**TASK DIRECTIONS:** Wherever the string "that" appears, copy the whole line.
[start]
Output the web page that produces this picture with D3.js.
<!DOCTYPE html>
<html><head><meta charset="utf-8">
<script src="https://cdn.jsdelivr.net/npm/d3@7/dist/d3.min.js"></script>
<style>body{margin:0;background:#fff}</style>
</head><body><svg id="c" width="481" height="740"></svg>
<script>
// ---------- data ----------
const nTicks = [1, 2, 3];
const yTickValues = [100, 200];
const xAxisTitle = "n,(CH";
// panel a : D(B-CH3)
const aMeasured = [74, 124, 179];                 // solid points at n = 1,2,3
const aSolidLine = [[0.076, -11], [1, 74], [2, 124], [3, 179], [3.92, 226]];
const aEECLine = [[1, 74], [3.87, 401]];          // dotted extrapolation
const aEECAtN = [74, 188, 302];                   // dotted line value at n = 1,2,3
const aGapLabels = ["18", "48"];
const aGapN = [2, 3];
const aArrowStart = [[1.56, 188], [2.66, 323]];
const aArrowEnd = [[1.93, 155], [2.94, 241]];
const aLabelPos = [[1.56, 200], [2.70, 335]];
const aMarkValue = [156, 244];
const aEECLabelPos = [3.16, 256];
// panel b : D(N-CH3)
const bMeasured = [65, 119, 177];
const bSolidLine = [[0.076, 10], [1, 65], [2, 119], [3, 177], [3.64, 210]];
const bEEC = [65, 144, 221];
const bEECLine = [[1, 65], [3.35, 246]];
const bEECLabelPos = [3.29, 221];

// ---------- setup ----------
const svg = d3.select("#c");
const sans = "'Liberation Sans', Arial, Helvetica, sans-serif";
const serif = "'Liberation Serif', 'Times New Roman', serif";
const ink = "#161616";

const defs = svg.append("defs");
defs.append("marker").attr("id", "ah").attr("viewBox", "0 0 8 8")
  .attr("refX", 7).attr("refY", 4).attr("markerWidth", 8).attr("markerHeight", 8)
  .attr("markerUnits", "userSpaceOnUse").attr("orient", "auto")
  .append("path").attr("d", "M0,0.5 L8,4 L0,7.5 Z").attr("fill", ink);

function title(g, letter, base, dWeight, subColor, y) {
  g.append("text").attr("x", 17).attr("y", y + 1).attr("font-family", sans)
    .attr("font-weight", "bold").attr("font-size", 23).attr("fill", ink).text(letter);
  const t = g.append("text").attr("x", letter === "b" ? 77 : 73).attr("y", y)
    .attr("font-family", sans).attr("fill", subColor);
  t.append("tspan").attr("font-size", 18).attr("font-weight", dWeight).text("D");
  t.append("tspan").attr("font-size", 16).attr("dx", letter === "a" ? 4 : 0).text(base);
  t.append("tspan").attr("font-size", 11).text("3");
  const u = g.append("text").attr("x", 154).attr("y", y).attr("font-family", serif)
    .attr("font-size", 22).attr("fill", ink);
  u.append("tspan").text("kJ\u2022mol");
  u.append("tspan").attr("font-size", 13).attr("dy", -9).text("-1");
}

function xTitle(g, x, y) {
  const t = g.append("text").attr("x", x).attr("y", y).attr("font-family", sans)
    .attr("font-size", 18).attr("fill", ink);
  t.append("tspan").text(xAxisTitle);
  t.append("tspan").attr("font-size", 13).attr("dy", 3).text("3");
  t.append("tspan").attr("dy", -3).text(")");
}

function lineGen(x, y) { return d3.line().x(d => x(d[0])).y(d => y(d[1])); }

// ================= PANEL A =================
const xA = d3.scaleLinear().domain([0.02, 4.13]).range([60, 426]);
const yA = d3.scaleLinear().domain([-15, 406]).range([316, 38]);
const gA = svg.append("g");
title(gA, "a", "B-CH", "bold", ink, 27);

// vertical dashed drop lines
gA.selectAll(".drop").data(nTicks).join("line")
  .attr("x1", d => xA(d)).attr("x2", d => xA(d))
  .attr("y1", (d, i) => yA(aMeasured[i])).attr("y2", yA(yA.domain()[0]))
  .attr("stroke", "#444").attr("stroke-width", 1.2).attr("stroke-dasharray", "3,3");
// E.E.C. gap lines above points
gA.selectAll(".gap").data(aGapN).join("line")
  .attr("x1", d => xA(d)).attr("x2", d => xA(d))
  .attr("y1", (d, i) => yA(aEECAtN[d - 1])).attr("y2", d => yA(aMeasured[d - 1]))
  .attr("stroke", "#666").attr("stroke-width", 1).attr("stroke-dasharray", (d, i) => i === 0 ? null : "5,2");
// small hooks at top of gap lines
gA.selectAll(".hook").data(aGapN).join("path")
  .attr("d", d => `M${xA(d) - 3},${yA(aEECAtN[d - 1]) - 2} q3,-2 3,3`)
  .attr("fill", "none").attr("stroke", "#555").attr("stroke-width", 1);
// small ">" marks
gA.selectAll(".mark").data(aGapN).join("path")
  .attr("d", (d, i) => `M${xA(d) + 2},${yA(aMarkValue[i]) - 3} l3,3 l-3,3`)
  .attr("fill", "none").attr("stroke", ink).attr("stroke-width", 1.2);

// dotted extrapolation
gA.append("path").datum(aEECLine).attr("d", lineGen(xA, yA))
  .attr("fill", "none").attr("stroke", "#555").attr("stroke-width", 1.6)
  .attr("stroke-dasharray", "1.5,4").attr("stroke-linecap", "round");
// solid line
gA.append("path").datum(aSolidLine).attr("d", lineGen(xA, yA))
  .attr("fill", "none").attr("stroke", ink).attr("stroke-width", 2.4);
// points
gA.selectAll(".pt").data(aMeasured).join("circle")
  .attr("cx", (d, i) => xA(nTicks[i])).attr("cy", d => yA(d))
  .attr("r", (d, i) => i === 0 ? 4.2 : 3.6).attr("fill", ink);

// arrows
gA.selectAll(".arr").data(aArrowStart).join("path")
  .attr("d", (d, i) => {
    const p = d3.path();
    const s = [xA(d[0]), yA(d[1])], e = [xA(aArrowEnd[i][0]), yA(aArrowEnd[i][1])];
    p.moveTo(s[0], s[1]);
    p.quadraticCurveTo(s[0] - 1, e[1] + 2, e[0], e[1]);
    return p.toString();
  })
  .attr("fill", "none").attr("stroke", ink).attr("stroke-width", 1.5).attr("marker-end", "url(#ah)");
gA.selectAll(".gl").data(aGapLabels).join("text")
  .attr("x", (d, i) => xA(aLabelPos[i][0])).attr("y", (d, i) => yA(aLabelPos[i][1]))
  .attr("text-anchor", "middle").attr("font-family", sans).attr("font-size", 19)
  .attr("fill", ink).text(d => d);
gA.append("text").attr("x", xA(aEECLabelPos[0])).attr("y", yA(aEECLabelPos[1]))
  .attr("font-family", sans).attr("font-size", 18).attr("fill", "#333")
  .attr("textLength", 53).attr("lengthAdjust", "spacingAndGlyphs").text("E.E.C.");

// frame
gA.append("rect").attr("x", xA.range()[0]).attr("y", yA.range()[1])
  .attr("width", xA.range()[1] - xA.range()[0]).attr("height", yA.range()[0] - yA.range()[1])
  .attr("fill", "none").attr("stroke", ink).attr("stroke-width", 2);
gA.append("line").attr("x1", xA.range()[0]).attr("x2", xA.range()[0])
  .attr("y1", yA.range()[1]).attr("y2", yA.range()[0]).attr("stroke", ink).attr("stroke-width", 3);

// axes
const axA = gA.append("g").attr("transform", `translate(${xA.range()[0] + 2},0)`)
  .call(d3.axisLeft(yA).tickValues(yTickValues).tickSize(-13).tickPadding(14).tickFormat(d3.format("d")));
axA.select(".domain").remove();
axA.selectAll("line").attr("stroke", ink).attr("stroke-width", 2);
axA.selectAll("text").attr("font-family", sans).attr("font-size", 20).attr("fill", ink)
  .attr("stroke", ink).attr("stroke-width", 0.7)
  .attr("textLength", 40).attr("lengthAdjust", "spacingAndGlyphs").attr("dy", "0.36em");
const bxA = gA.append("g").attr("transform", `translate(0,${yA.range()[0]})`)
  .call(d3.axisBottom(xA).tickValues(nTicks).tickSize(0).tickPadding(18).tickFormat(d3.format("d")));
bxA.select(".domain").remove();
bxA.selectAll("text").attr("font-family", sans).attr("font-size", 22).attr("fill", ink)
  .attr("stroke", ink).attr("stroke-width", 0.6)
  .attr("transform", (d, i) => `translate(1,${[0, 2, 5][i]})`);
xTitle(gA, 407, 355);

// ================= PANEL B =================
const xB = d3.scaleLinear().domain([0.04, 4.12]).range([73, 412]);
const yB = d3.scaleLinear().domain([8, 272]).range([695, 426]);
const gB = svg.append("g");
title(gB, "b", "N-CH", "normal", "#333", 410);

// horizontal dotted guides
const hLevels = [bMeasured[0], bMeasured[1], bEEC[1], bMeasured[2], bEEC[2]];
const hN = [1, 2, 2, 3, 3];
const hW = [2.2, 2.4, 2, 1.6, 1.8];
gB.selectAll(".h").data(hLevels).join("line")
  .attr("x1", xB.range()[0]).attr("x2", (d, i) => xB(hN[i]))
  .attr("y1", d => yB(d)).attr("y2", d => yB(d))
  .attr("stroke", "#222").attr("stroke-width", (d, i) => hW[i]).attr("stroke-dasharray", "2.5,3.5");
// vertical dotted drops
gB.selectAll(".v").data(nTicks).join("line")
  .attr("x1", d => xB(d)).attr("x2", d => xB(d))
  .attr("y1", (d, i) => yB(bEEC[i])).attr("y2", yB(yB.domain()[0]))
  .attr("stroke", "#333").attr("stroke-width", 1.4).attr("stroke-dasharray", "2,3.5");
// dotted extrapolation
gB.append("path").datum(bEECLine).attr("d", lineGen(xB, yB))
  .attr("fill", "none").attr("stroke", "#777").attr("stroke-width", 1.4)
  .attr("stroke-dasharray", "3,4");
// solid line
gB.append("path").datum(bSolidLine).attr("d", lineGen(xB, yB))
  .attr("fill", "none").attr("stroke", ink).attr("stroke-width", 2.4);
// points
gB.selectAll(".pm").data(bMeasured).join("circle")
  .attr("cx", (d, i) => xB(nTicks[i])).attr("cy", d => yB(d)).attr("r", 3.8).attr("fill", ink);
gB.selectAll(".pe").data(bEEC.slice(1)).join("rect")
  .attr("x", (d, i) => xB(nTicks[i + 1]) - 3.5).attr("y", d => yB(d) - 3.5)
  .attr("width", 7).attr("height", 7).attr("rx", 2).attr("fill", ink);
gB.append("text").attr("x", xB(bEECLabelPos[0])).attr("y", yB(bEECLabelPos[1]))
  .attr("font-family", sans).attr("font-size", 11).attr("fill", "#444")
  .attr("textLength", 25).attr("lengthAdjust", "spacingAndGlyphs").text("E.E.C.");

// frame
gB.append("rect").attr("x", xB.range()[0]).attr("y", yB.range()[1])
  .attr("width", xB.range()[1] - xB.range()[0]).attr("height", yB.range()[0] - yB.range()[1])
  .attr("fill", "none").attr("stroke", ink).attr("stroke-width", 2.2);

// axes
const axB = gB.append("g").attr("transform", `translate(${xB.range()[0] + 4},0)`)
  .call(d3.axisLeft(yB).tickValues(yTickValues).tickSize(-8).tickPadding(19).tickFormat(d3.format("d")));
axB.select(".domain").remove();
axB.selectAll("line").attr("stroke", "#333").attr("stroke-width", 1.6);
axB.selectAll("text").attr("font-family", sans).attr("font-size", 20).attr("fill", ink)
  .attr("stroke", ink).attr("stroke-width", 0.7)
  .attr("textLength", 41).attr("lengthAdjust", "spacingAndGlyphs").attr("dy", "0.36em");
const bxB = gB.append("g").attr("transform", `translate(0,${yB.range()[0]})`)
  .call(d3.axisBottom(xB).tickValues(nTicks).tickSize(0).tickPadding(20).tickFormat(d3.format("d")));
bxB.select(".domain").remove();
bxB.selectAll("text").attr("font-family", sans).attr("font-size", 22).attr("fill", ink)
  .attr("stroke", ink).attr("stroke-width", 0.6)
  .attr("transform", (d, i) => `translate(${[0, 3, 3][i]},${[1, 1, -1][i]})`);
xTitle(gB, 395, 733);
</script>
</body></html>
[end]
[start]
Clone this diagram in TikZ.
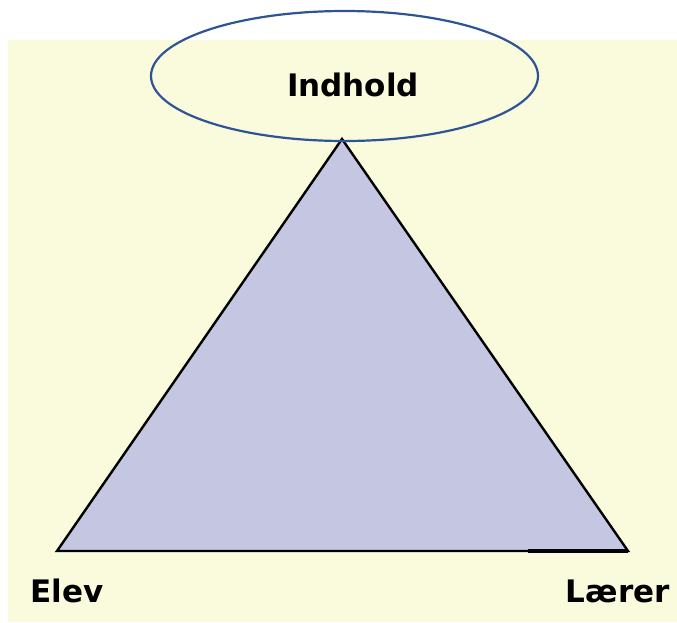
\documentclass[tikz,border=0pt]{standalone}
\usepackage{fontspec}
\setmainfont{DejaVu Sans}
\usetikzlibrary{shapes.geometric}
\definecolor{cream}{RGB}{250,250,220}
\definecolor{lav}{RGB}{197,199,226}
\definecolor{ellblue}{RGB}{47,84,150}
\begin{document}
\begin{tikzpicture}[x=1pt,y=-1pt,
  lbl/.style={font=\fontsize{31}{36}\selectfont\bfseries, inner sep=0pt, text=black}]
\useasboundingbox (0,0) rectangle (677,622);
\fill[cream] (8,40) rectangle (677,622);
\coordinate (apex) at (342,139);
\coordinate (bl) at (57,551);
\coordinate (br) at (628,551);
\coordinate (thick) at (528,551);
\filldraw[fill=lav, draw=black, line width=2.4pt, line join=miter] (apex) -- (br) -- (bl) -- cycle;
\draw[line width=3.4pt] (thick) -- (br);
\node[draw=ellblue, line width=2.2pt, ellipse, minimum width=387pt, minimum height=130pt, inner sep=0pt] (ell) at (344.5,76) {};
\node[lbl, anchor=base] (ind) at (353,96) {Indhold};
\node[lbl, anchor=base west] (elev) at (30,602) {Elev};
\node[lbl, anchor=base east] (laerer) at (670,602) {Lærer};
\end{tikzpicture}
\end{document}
[end]
[start]
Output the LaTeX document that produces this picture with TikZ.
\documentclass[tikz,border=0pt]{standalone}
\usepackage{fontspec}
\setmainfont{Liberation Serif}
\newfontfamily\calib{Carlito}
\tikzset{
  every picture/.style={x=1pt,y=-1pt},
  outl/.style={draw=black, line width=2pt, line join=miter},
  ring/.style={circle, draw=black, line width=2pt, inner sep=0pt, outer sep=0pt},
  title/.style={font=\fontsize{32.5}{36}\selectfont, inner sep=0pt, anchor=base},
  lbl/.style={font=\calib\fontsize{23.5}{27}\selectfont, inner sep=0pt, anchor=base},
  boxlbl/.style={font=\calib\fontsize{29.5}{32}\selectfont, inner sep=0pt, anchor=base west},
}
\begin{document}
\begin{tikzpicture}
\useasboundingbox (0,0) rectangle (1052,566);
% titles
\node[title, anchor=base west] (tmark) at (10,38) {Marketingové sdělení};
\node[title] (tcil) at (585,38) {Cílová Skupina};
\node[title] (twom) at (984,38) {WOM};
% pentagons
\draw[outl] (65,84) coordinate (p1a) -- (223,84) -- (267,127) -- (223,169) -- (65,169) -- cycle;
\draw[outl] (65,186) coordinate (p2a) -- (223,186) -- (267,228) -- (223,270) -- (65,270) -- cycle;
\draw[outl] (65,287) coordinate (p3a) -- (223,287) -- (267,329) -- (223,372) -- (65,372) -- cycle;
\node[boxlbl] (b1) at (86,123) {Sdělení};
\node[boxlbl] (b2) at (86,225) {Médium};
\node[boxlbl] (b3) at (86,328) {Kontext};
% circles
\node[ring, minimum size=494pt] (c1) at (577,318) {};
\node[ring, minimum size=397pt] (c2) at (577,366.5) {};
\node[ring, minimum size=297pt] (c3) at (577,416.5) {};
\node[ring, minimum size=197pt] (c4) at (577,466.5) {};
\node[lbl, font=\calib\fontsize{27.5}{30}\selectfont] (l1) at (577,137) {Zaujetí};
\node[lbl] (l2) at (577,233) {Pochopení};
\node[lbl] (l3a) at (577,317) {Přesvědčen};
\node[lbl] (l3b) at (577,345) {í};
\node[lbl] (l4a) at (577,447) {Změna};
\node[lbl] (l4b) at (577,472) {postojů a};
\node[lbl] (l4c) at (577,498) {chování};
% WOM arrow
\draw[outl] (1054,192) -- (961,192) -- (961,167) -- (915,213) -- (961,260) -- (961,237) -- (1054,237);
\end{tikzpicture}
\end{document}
[end]
**EXPECTED OUTPUT:**
Output the web page that produces this picture with D3.js.
Output the LaTeX document that produces this picture with TikZ.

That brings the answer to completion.